La filière ovine, qui compte un cheptel important, le troisième d'Europe, subit le déclin le plus marqué. Le bilan de santé de la PAC, mis en oeuvre à partir de 2010, a certes enrayé le phénomène, puisque d'importants transferts financiers ont permis de conforter le revenu des exploitants et d'améliorer l'organisation de la filière, grâce à un dispositif de contractualisation exemplaire et à une meilleure maîtrise des coûts de production. Cette évolution récente ne peut cependant pas masquer le fait que 40 % des exploitations ont disparu entre 2000 et 2010 - il n'en subsiste plus, aujourd'hui, que 50 000 - et que les coûts de production sont les plus élevés d'Europe.

Notre filière porcine se classe au troisième rang en Europe. Elle assure 10 % de la production européenne de viande. La concentration y est forte, puisqu'elle est passée de 59 000 élevages en 2000 à 23 000 aujourd'hui, dont 11 000 de plus de 100 truies - principalement localisées en Bretagne - qui assurent 95 % de la production. La filière souffre cependant elle aussi d'un problème de compétitivité, marqué par un important déficit commercial, sur la viande et les préparations industrielles à base de viande de porc. Outre la part importante du coût de l'alimentation dans la production de porc, le secteur de l'abattage et de la découpe connaît lui aussi des problèmes récurrents. Les revenus des producteurs de porcs sont meilleurs que pour les éleveurs bovins et d'ovins, mais avec des variations importantes d'une année sur l'autre - ce que l'on appelle « le cycle du porc ».

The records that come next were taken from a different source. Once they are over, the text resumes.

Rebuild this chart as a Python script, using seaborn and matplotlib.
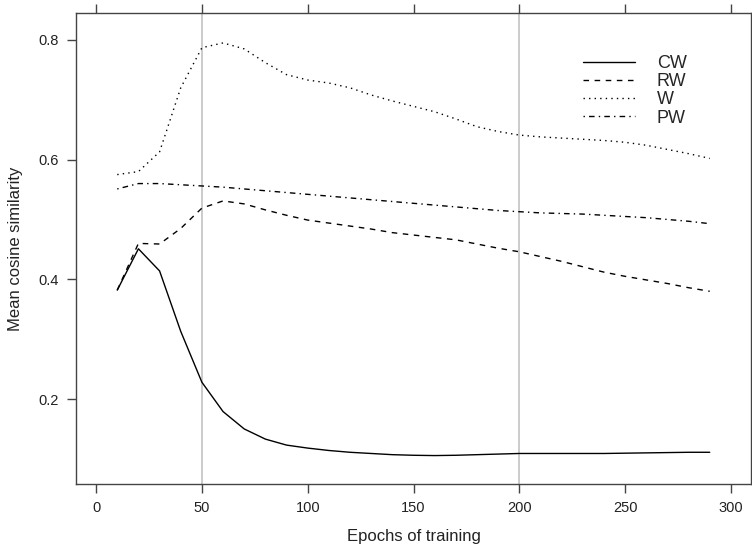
import seaborn as sns
from matplotlib import pyplot as plt
import pandas as pd

epochs = list(range(10, 300, 10))

cw = [0.382, 0.451, 0.414, 0.313, 0.228, 0.179, 0.150, 0.133, 0.123, 0.118,
      0.114, 0.111, 0.109, 0.107, 0.106, 0.1055, 0.106, 0.107, 0.108, 0.109,
      0.109, 0.109, 0.109, 0.109, 0.1095, 0.110, 0.1105, 0.111, 0.111]
rw = [0.382, 0.460, 0.459, 0.485, 0.519, 0.531, 0.526, 0.516, 0.507, 0.499,
      0.494, 0.489, 0.484, 0.478, 0.474, 0.470, 0.466, 0.459, 0.452, 0.446,
      0.438, 0.430, 0.421, 0.412, 0.405, 0.399, 0.393, 0.386, 0.380]
w = [0.575, 0.580, 0.613, 0.720, 0.787, 0.795, 0.785, 0.762, 0.742, 0.733,
     0.728, 0.720, 0.708, 0.698, 0.689, 0.680, 0.668, 0.655, 0.647, 0.641,
     0.638, 0.636, 0.634, 0.632, 0.629, 0.624, 0.617, 0.610, 0.602]
pw = [0.551, 0.560, 0.560, 0.558, 0.556, 0.554, 0.551, 0.548, 0.545, 0.542,
      0.539, 0.536, 0.533, 0.530, 0.527, 0.524, 0.521, 0.518, 0.515, 0.513,
      0.511, 0.510, 0.509, 0.507, 0.505, 0.503, 0.500, 0.497, 0.493]

methods = ["CW", "RW", "W", "PW"]
ref_lines = [50, 200]

rows = []
for name, vals in zip(methods, [cw, rw, w, pw]):
    for e, v in zip(epochs, vals):
        rows.append({"epoch": e, "sim": v, "method": name})
df = pd.DataFrame(rows)

sns.set_style("white")
plt.rcParams['font.family'] = ['Liberation Sans', 'DejaVu Sans']

fig = plt.figure(figsize=(7.52, 5.5), dpi=100)
ax = fig.add_axes([76 / 752, 66 / 550, 675 / 752, 471 / 550])

# grey reference lines
for x in ref_lines:
    ax.axvline(x, color="#bdbdbd", lw=1.1, zorder=0)

dash_styles = {"CW": "", "RW": (4, 4), "W": (1, 3), "PW": (1, 3, 4, 3)}
sns.lineplot(data=df, x="epoch", y="sim", style="method", style_order=methods,
             dashes=dash_styles, color="black", lw=1.0, ax=ax)

ax.set_xlim(-9.5, 309.5)
ax.set_ylim(0.058, 0.845)
ax.set_xticks([0, 50, 100, 150, 200, 250, 300])
ax.set_yticks([0.2, 0.4, 0.6, 0.8])
ax.tick_params(axis="both", which="both", direction="out", length=6.5, width=1,
               color="#444444", labelsize=10.5, labelcolor="#222222", pad=6,
               top=True, right=True, bottom=True, left=True)

for s in ax.spines.values():
    s.set_visible(True)
    s.set_color("#444444")
    s.set_linewidth(1)

ax.set_xlabel("Epochs of training", fontsize=12, color="#222222", labelpad=10)
ax.set_ylabel("Mean cosine similarity", fontsize=12, color="#222222", labelpad=11)

ax.legend(frameon=False, fontsize=13, loc="upper left",
          bbox_to_anchor=(0.751, 0.911), borderpad=0, handlelength=2.9,
          handletextpad=1.2, labelspacing=0.07, borderaxespad=0)

fig.savefig("out.png", dpi=100)
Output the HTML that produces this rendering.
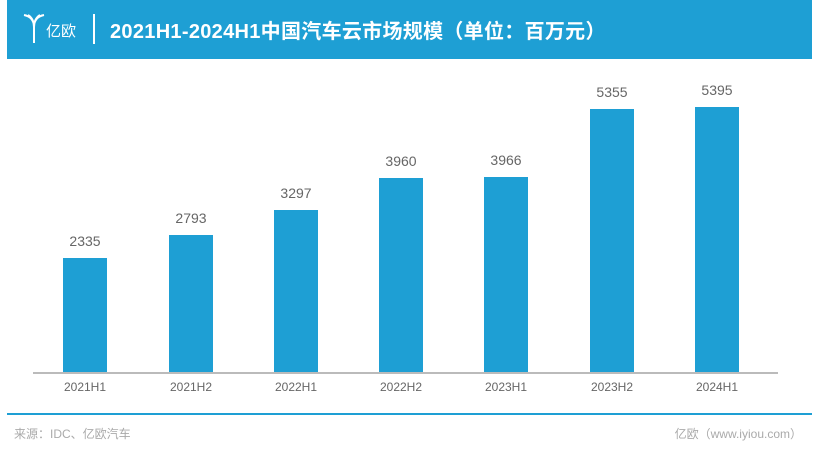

Notons cependant un élément positif qui vaut pour l'ensemble des filières viande : si la consommation diminue en France de 1 à 2 % par an, elle augmente au niveau mondial. Notre filière porcine en profite : elle entre sur le marché chinois, où de surcroît certains morceaux ici délaissés, comme les oreilles et la queue, sont appréciés et bien valorisés.